Bunuel wrote:
megafan wrote:
The cost of a certain phone call was $0.75 for the first 3 minutes and $0.20 for each additional minute after the first 3 minutes. Did the phone call last longer than 15 minutes
(1) The cost of the phone call was less than $4.16
(2) The cost of the phone call was greater than $3.35
While this is a seemingly simple min/max problem, I was wondering if there is a faster way to deal with decimals—as it took me ~4mins to arrive at the solution.
The cost of a certain phone call was $0.75 for the first 3 minutes and $0.20 for each additional minute after the first 3 minutes. Did the phone call last longer than 15 minutesAccording to the above the cost for n minutes, where n>3, is \(75 + (n-3)*20=20n+15\)

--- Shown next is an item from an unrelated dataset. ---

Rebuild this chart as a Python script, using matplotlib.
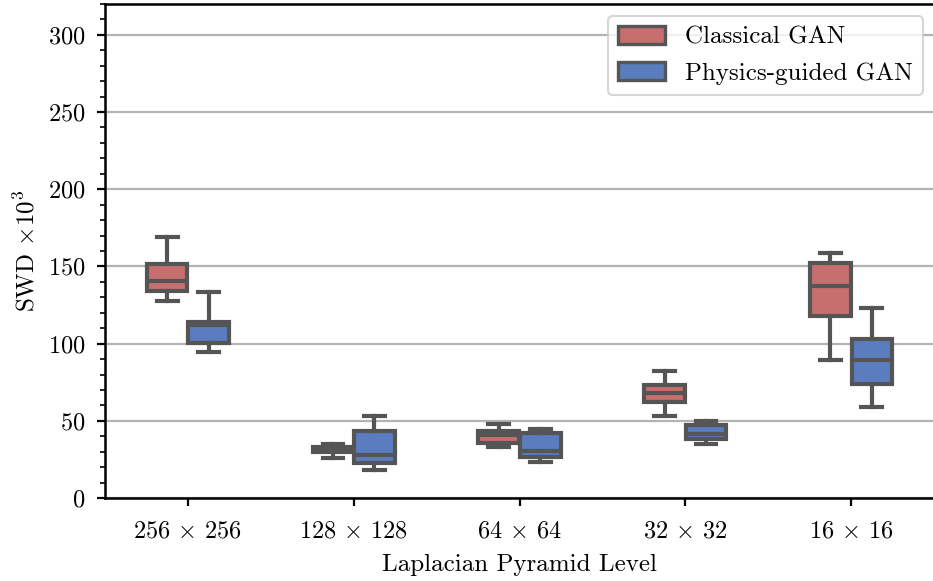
import matplotlib
matplotlib.use("Agg")
import matplotlib.pyplot as plt
from matplotlib.patches import Patch
from matplotlib.ticker import MultipleLocator

categories = [r"256 $\times$ 256", r"128 $\times$ 128", r"64 $\times$ 64", r"32 $\times$ 32", r"16 $\times$ 16"]
series_names = ["Classical GAN", "Physics-guided GAN"]

classical_whislo = [127.9, 26.1, 33.3, 53.1, 89.4]
classical_q1 = [134.1, 29.8, 35.4, 62.4, 117.9]
classical_med = [140.8, 31.5, 40.8, 67.8, 137.4]
classical_q3 = [151.4, 33.2, 43.4, 73.2, 152.1]
classical_whishi = [168.9, 34.8, 47.9, 82.3, 158.9]

physics_whislo = [94.8, 18.1, 23.5, 34.8, 58.8]
physics_q1 = [100.6, 22.9, 26.4, 38.2, 73.7]
physics_med = [111.9, 27.9, 30.5, 41.3, 89.4]
physics_q3 = [114.3, 43.6, 41.9, 47.1, 103.0]
physics_whishi = [133.3, 53.3, 44.7, 49.9, 122.9]

plt.rcParams["font.family"] = "serif"
plt.rcParams["font.serif"] = ["cmr10"]
plt.rcParams["mathtext.fontset"] = "cm"
plt.rcParams["axes.formatter.use_mathtext"] = True
plt.rcParams["font.size"] = 18

colors = ["#c76e6e", "#597dbf"]
edge = "#555555"
lw = 3.0

fig = plt.figure(figsize=(9.33, 5.81), dpi=100)
ax = fig.add_axes([105 / 933, 1 - 498 / 581, (934 - 105) / 933, (498 - 4) / 581])

def stats(lo, q1, med, q3, hi):
    return [dict(whislo=a, q1=b, med=c, q3=d, whishi=e, fliers=[]) for a, b, c, d, e in zip(lo, q1, med, q3, hi)]

groups = [
    stats(classical_whislo, classical_q1, classical_med, classical_q3, classical_whishi),
    stats(physics_whislo, physics_q1, physics_med, physics_q3, physics_whishi),
]
offsets = [-0.125, 0.125]
for g, off, col in zip(groups, offsets, colors):
    pos = [i + off for i in range(len(categories))]
    ax.bxp(g, positions=pos, widths=0.245, patch_artist=True, showfliers=False,
           boxprops=dict(facecolor=col, edgecolor=edge, linewidth=lw),
           medianprops=dict(color=edge, linewidth=lw),
           whiskerprops=dict(color=edge, linewidth=lw),
           capprops=dict(color=edge, linewidth=lw),
           capwidths=0.125, zorder=3)

ax.set_xlim(-0.5, 4.5)
ax.set_ylim(0, 320)
ax.set_xticks(range(len(categories)))
ax.set_xticklabels(categories)
ax.yaxis.set_major_locator(MultipleLocator(50))
ax.yaxis.set_minor_locator(MultipleLocator(10))
ax.grid(axis="y", which="major", color="#b3b3b3", linewidth=1.6, zorder=0)
ax.set_axisbelow(True)
for s in ax.spines.values():
    s.set_linewidth(1.8)
    s.set_color("black")
ax.tick_params(axis="both", which="major", length=6, width=1.6, labelsize=17.5, pad=8)
ax.tick_params(axis="x", which="major", pad=10)
ax.tick_params(axis="y", which="minor", length=3.5, width=1.2)
ax.tick_params(axis="x", which="minor", length=0)

ax.set_xlabel("Laplacian Pyramid Level", fontsize=18, labelpad=8)
ax.set_ylabel(r"SWD $\times 10^3$", fontsize=18, labelpad=6)

handles = [Patch(facecolor=c, edgecolor=edge, linewidth=lw * 0.8, label=n) for c, n in zip(colors, series_names)]
leg = ax.legend(handles=handles, loc="upper right", bbox_to_anchor=(0.9867, 0.9757), borderaxespad=0,
                fontsize=18, frameon=True, fancybox=True, framealpha=0.8, edgecolor="#cccccc",
                handlelength=1.9, handleheight=0.7, borderpad=0.4, labelspacing=0.55,
                handletextpad=0.8)
leg.get_frame().set_linewidth(1.5)

fig.savefig("out.png", dpi=100)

cents. W need to find whether n>15. The cost for 15 minutes is \(20n+15=20*15+15=315\) cents, so we need to find whether the cost is greater than 315 cents.
(1) The cost of the phone call was less than $4.16. Not sufficient.
(2) The cost of the phone call was greater than $3.35. Sufficient.
Answer: B.
What is the flaw in my reasoning -
0.75X3 + A X 0.2 = Total Cost.
Where A is the # of Minutes after 3 Minutes.
Basically, now we boil down to if A>12
Statement 1 =
0.75X3 + A X 0.2 = 4.16
A = 9.55 Minutes - That means A is not greater than 12. Hence with the calculation we did above we can clearly say that this statement is sufficient to forecast that A is not greater than 12.